During two cruise legs in May of the 2015 E/V Nautilus field season, we deployed remotely operated vehicle (ROV) Hercules to examine some of the cold seep features of the deep Gulf of Mexico. Cold seeps are locations where hydrocarbons that are normally trapped deep beneath the seafloor escape into the water column.
At some seep sites, seawater interacts with ancient salt deposits found deep in the seafloor, producing a highly saline fluid (brine) that can be more than four times more saline than seawater. When this brine is expelled, it is far denser than the overlying seawater and does not mix very easily with it. In some cases, the brine forms large pools, rivers or lakes.

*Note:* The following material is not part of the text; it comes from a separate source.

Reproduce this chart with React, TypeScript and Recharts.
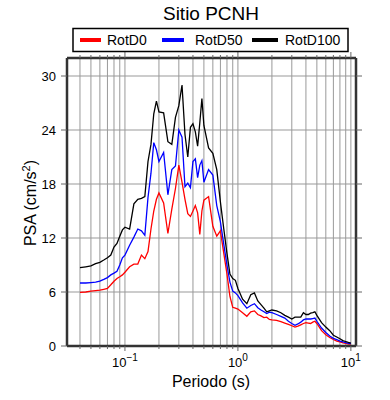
import React from 'react';
import { LineChart, Line, XAxis, YAxis, CartesianGrid } from 'recharts';

const periods = [
  0.04, 0.045, 0.05, 0.055, 0.06, 0.065, 0.07, 0.075, 0.08, 0.085, 0.09, 0.095,
  0.1, 0.11, 0.12, 0.13, 0.14, 0.15, 0.16, 0.17, 0.18, 0.19, 0.2,
  0.22, 0.24, 0.26, 0.28, 0.3, 0.32, 0.34, 0.36, 0.38, 0.4, 0.42, 0.44, 0.46, 0.48, 0.5,
  0.55, 0.6, 0.65, 0.7, 0.75, 0.8, 0.85, 0.9, 0.95,
  1.0, 1.1, 1.2, 1.3, 1.4, 1.5, 1.6, 1.7, 1.8, 1.9, 2.0,
  2.2, 2.4, 2.6, 2.8, 3.0, 3.2, 3.4, 3.6, 3.8, 4.0, 4.2, 4.4, 4.6, 4.8, 5.0,
  5.5, 6, 6.5, 7, 7.5, 8, 8.5, 9, 9.5, 10,
];

const rotD0 = [
  5.96, 6.0, 6.1, 6.15, 6.2, 6.3, 6.4, 6.8, 7.2, 7.5, 7.7, 7.9,
  8.2, 8.8, 9.1, 9.1, 10.1, 9.7, 10.5, 13.0, 15.0, 16.3, 17.0,
  15.9, 12.5, 15.2, 17.5, 20.1, 18.2, 16.3, 14.7, 14.4, 15.0, 15.6, 14.8, 12.4, 15.0, 16.2,
  16.6, 13.3, 12.2, 12.8, 10.3, 8.0, 5.5, 4.3, 4.2,
  4.1, 3.7, 3.3, 3.8, 3.9, 3.5, 3.35, 3.15, 3.2, 2.95, 2.9,
  2.85, 2.7, 2.55, 2.4, 2.25, 2.1, 2.2, 2.35, 2.5, 2.6, 2.55, 2.5, 2.65, 2.75, 2.5,
  1.7, 1.25, 0.95, 0.72, 0.55, 0.45, 0.35, 0.28, 0.22, 0.2,
];

const rotD50 = [
  7.0, 7.0, 7.05, 7.1, 7.2, 7.4, 7.6, 7.9, 8.1, 8.3, 9.0, 9.8,
  10.1, 11.2, 12.1, 13.0, 12.8, 12.3, 16.5, 19.2, 22.6, 21.8, 20.5,
  21.5, 16.8, 19.6, 20.0, 24.0, 23.2, 17.7, 18.1, 17.6, 20.5, 20.8, 18.7, 20.1, 20.6, 18.2,
  19.6, 19.0, 15.6, 13.8, 11.3, 9.0, 7.1, 6.1, 5.9,
  5.6, 4.8, 4.2, 4.5, 4.7, 4.25, 4.0, 3.8, 3.6, 3.75, 3.7,
  3.5, 3.3, 3.1, 2.75, 2.5, 2.3, 2.45, 2.65, 2.9, 3.0, 3.0, 3.0, 3.05, 3.1, 2.75,
  2.0, 1.5, 1.1, 0.85, 0.7, 0.55, 0.45, 0.38, 0.3, 0.28,
];

const rotD100 = [
  8.7, 8.8, 8.9, 9.15, 9.3, 9.55, 9.8, 10.1, 11.0, 11.4, 12.2, 12.9,
  13.2, 13.0, 15.8, 16.3, 16.4, 16.6, 20.5, 22.4, 25.8, 27.2, 26.0,
  25.9, 22.7, 22.4, 25.4, 26.7, 29.0, 23.5, 21.0, 24.3, 24.7, 23.8, 22.2, 24.8, 27.5, 24.5,
  22.0, 21.4, 19.6, 16.0, 13.0, 10.3, 8.0, 7.5, 7.3,
  6.4, 5.2, 4.7, 5.7, 5.9, 5.0, 4.6, 4.2, 3.8, 3.9, 4.0,
  3.9, 3.7, 3.4, 3.2, 3.0, 3.2, 3.2, 3.2, 3.7, 3.5, 3.5, 3.65, 3.7, 3.8, 3.4,
  2.6, 2.1, 1.7, 1.2, 1.0, 0.8, 0.6, 0.5, 0.4, 0.33,
];

const xTicks = [
  0.04, 0.05, 0.06, 0.07, 0.08, 0.09, 0.1, 0.2, 0.3, 0.4, 0.5, 0.6, 0.7, 0.8, 0.9,
  1, 2, 3, 4, 5, 6, 7, 8, 9, 10,
];
const decadeExponents: Record<string, string> = { '0.1': '−1', '1': '0', '10': '1' };
const yTicks = [0, 6, 12, 18, 24, 30];

const data = periods.map((p, i) => ({
  period: p,
  rotD0: rotD0[i],
  rotD50: rotD50[i],
  rotD100: rotD100[i],
}));

const font = '"Liberation Sans", Arial, sans-serif';
const frame = { stroke: '#333', strokeWidth: 2.5 };
const tickColor = '#666';
const xDomain = [0.0307, 11.1];

const BottomTick = (props: any) => {
  const { x, y, payload } = props;
  const exp = decadeExponents[String(payload.value)];
  return (
    <g>
      <line x1={x} x2={x} y1={y} y2={y + (exp ? 5 : 3)} stroke={tickColor} />
      {exp && (
        <text x={x} y={y + 21} textAnchor="middle" fontSize={13} fill="#000" fontFamily={font}>
          10
          <tspan dy={-6} fontSize={10}>{exp}</tspan>
        </text>
      )}
    </g>
  );
};

const TopTick = (props: any) => {
  const { x, y, payload } = props;
  const major = decadeExponents[String(payload.value)];
  return <line x1={x} x2={x} y1={y} y2={y - (major ? 6 : 3)} stroke={tickColor} />;
};

const LeftTick = (props: any) => {
  const { x, y, payload } = props;
  return (
    <g>
      <line x1={x} x2={x - 6} y1={y} y2={y} stroke={tickColor} />
      <text x={x - 11} y={y + 4.5} textAnchor="end" fontSize={13} fill="#000" fontFamily={font}>
        {payload.value}
      </text>
    </g>
  );
};

const RightTick = (props: any) => {
  const { x, y } = props;
  return <line x1={x} x2={x + 6} y1={y} y2={y} stroke={tickColor} />;
};

export default function App() {
  return (
    <div style={{ position: 'absolute', left: 0, top: 0, width: 390, height: 400, background: '#fff' }}>
      <LineChart
        width={390}
        height={400}
        data={data}
        margin={{ top: 52, right: 28, bottom: 0, left: 0 }}
      >
        <CartesianGrid stroke="#999" strokeWidth={1} />
        <XAxis
          dataKey="period"
          type="number"
          scale="log"
          domain={xDomain}
          allowDataOverflow
          ticks={xTicks}
          interval={0}
          height={54}
          tickSize={0}
          tickMargin={0}
          tick={BottomTick}
          axisLine={frame}
        />
        <XAxis
          xAxisId="top"
          dataKey="period"
          orientation="top"
          type="number"
          scale="log"
          domain={xDomain}
          allowDataOverflow
          ticks={xTicks}
          interval={0}
          height={6}
          tickSize={0}
          tickMargin={0}
          tick={TopTick}
          axisLine={frame}
        />
        <YAxis
          type="number"
          domain={[0, 32]}
          allowDataOverflow
          ticks={yTicks}
          interval={0}
          width={67}
          tickSize={0}
          tickMargin={0}
          tick={LeftTick}
          axisLine={frame}
        />
        <YAxis
          yAxisId="right"
          orientation="right"
          type="number"
          domain={[0, 32]}
          allowDataOverflow
          ticks={yTicks}
          interval={0}
          width={6}
          tickSize={0}
          tickMargin={0}
          tick={RightTick}
          axisLine={frame}
        />
        <Line
          xAxisId="top"
          yAxisId="right"
          dataKey="rotD100"
          stroke="none"
          dot={false}
          legendType="none"
          isAnimationActive={false}
        />
        <Line dataKey="rotD0" stroke="#ff0000" strokeWidth={1.3} dot={false} isAnimationActive={false} />
        <Line dataKey="rotD50" stroke="#0000ff" strokeWidth={1.3} dot={false} isAnimationActive={false} />
        <Line dataKey="rotD100" stroke="#000000" strokeWidth={1.3} dot={false} isAnimationActive={false} />
      </LineChart>
      <svg
        width={390}
        height={400}
        style={{ position: 'absolute', left: 0, top: 0, pointerEvents: 'none' }}
        fontFamily={font}
      >
        <text x={211} y={20} textAnchor="middle" fontSize={19} fill="#000">Sitio PCNH</text>
        <rect x={73} y={28.5} width={275} height={23} fill="#fff" stroke="#000" strokeWidth={1.5} />
        <line x1={80} x2={101} y1={40} y2={40} stroke="#ff0000" strokeWidth={4} />
        <text x={107} y={45} fontSize={14} fill="#000">RotD0</text>
        <line x1={162} x2={184} y1={40} y2={40} stroke="#0000ff" strokeWidth={4} />
        <text x={195} y={45} fontSize={14} fill="#000">RotD50</text>
        <line x1={252} x2={278} y1={40} y2={40} stroke="#000000" strokeWidth={4} />
        <text x={285} y={45} fontSize={14} fill="#000">RotD100</text>
        <text x={211} y={386.5} textAnchor="middle" fontSize={16} fill="#000">Periodo (s)</text>
        <text transform="translate(36,203) rotate(-90)" textAnchor="middle" fontSize={16} fill="#000">
          PSA (cm/s
          <tspan dy={-6} fontSize={11}>2</tspan>
          <tspan dy={6}>)</tspan>
        </text>
      </svg>
    </div>
  );
}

This highly saline environment is toxic for most organisms, but we did encounter beds of mussels and fields of tube worms that have adapted to life in this extreme habitat by processing seep gases and chemicals into energy. A larger brine pool was dubbed the “Hot Tub of Despair,” referring to its warm temperature (19°C) and high salt content—which can be fatal to many animals unlucky enough to fall in. This site was found nearly 3,300 feet below the surface of the Gulf of Mexico and is a circular pool 100 feet in circumference and 12 feet deep.
We are studying these unique brine pools to better understand how they form, how they may change over time, and how the organisms living near them are able to survive—and even thrive. We analyzed water samples, conducted high-resolution mapping, and completed extensive visual surveys to gather data on these sites that our science partners continue to analyze.